- _Aim_:
Everything from the first line of the data through the line with "yerr = [means" is to be echoed exactly, minus the pictures.
▬▬▬▬▬▬▬▬▬▬
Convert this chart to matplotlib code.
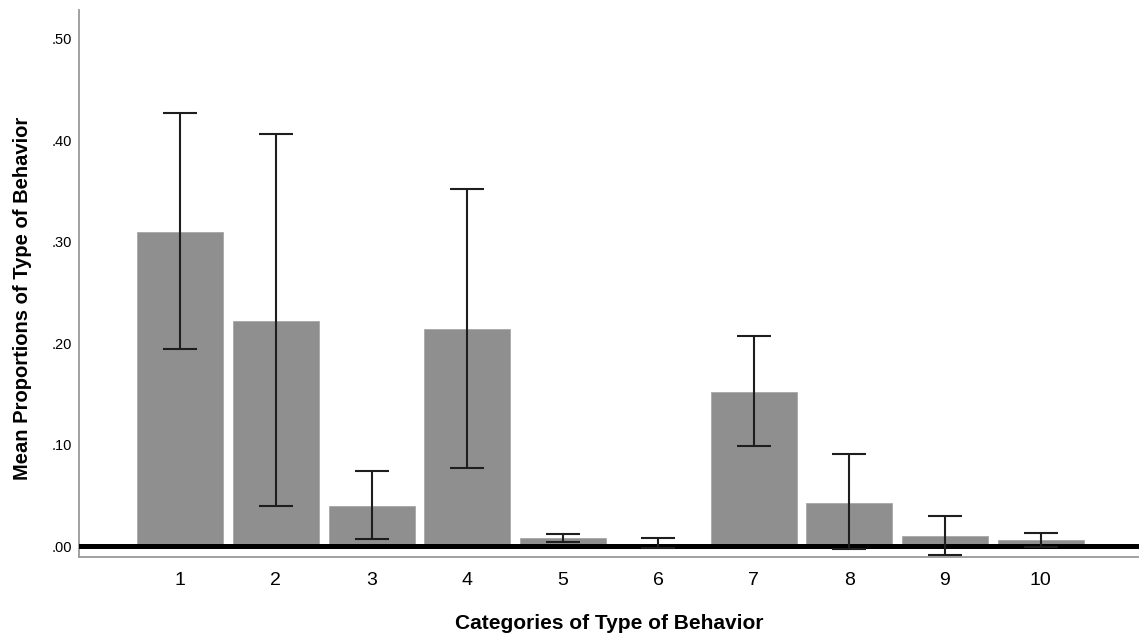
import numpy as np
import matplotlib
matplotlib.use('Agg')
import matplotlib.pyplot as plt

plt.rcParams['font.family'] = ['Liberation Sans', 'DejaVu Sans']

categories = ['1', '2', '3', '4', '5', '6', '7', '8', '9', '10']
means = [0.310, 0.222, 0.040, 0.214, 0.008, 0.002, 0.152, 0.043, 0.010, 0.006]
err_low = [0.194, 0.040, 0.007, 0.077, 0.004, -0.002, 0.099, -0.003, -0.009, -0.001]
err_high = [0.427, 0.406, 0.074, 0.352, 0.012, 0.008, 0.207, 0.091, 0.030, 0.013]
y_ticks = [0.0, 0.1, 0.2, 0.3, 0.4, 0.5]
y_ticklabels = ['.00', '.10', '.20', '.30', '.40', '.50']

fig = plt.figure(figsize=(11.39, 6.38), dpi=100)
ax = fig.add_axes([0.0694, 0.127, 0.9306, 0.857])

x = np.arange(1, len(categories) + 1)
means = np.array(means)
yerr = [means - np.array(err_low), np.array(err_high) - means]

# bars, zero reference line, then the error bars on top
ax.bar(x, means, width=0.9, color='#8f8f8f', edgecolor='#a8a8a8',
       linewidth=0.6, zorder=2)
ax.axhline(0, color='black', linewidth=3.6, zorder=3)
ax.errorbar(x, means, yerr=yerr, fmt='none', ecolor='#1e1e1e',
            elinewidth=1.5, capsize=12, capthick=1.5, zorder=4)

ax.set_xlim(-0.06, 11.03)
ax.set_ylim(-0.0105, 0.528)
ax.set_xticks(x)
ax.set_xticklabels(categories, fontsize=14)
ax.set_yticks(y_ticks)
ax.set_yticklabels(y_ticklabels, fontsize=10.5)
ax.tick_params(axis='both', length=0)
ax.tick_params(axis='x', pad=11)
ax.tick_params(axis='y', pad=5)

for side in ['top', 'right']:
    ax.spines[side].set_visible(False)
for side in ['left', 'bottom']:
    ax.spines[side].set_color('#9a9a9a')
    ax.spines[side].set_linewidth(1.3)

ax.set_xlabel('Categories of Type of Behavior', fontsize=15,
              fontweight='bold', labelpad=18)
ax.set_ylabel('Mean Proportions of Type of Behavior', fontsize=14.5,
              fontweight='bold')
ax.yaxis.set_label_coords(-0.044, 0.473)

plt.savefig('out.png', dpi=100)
▬▬▬▬▬▬▬▬▬▬
- _Task solution_:
Convert this chart to matplotlib code.
import numpy as np
import matplotlib
matplotlib.use('Agg')
import matplotlib.pyplot as plt

plt.rcParams['font.family'] = ['Liberation Sans', 'DejaVu Sans']

categories = ['1', '2', '3', '4', '5', '6', '7', '8', '9', '10']
means = [0.310, 0.222, 0.040, 0.214, 0.008, 0.002, 0.152, 0.043, 0.010, 0.006]
err_low = [0.194, 0.040, 0.007, 0.077, 0.004, -0.002, 0.099, -0.003, -0.009, -0.001]
err_high = [0.427, 0.406, 0.074, 0.352, 0.012, 0.008, 0.207, 0.091, 0.030, 0.013]
y_ticks = [0.0, 0.1, 0.2, 0.3, 0.4, 0.5]
y_ticklabels = ['.00', '.10', '.20', '.30', '.40', '.50']

fig = plt.figure(figsize=(11.39, 6.38), dpi=100)
ax = fig.add_axes([0.0694, 0.127, 0.9306, 0.857])

x = np.arange(1, len(categories) + 1)
means = np.array(means)
yerr = [means - np.array(err_low), np.array(err_high) - means]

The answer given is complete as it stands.